Dataset items
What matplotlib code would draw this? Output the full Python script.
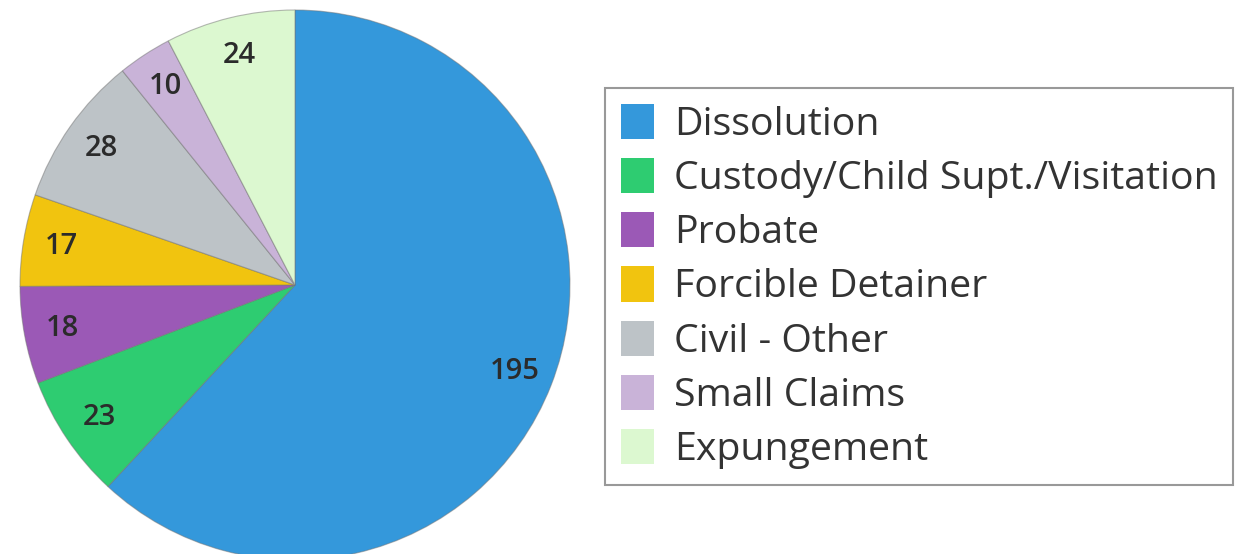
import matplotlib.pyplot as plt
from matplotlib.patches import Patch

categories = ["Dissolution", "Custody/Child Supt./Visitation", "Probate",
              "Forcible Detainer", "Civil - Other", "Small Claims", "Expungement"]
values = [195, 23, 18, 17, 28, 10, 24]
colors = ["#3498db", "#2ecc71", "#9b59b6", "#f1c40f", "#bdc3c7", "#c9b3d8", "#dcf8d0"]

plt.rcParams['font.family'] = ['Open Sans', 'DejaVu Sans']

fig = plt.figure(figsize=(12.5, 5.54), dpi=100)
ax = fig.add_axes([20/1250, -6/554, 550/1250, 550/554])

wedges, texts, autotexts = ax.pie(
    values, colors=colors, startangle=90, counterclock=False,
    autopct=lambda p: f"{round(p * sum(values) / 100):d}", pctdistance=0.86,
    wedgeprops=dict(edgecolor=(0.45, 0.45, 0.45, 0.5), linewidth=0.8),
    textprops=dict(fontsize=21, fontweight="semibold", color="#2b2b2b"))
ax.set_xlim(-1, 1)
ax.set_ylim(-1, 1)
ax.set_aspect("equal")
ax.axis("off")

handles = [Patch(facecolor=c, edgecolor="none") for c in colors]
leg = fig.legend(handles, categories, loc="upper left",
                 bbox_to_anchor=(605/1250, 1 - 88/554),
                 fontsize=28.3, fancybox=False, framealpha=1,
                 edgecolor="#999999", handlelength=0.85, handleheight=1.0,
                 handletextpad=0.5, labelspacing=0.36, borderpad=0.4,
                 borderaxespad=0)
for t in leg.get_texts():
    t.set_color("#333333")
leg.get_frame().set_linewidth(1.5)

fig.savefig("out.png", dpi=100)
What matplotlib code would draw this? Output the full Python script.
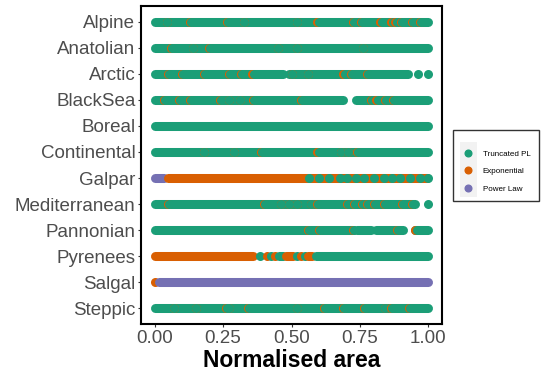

» WRITTEN EXERCISE
Write out again exactly the lines from the start of the data above through the line containing "from matplotlib.patches import Patch", inclusive, excluding any pictures.

» TASK OUTPUT
What matplotlib code would draw this? Output the full Python script.
import matplotlib.pyplot as plt
from matplotlib.patches import Patch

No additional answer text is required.